**DATASET RECORDS:**
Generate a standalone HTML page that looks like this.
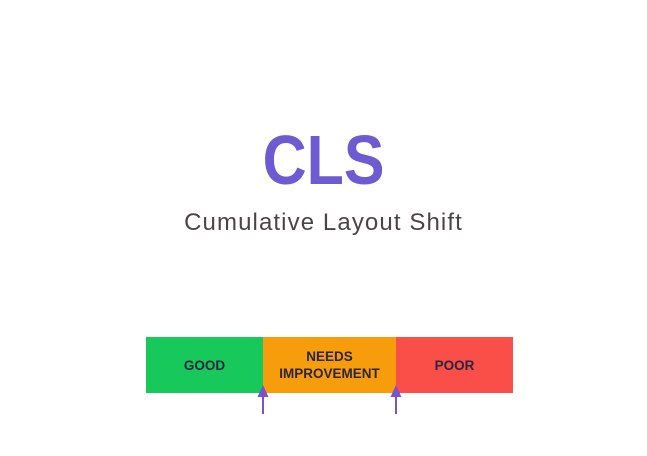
<!DOCTYPE html>
<html><head><style>
body{margin:0;width:647px;height:456px;background:#fff;position:relative;font-family:"Liberation Sans",sans-serif;overflow:hidden}
.t{position:absolute;left:0;width:647px;text-align:center}
.seg{position:absolute;top:337px;height:56px;display:flex;align-items:center;justify-content:center;text-align:center;font-weight:bold;font-size:13.5px;color:#2a2540;line-height:17px}
</style></head><body>
<div class="t" style="top:120px;font-size:70px;font-weight:bold;color:#6e5bd2;line-height:80px;transform:scaleX(0.87);transform-origin:324px 0">CLS</div>
<div class="t" style="top:208px;font-size:24px;color:#4a4446;line-height:30px;letter-spacing:1.1px">Cumulative Layout Shift</div>
<div class="seg" style="left:146px;width:117px;background:#16c95a">GOOD</div>
<div class="seg" style="left:263px;width:133px;background:#f79c0a">NEEDS<br>IMPROVEMENT</div>
<div class="seg" style="left:396px;width:117px;background:#fa4e48">POOR</div>
<svg style="position:absolute;left:0;top:0" width="647" height="456">
<g fill="#7a52cc" stroke="#7a52cc">
<polygon points="263,385 257.5,397 268.5,397" stroke="none"/>
<line x1="263" y1="396" x2="263" y2="414" stroke-width="2"/>
<polygon points="396,385 390.5,397 401.5,397" stroke="none"/>
<line x1="396" y1="396" x2="396" y2="414" stroke-width="2"/>
</g></svg>
</body></html>
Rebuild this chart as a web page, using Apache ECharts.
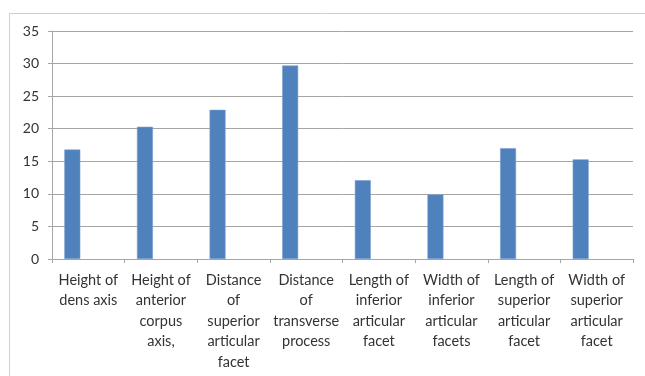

**CHALLENGE:** List each line holding the string "page".

**COMPLETED TASK:**
Generate a standalone HTML page that looks like this.
Rebuild this chart as a web page, using Apache ECharts.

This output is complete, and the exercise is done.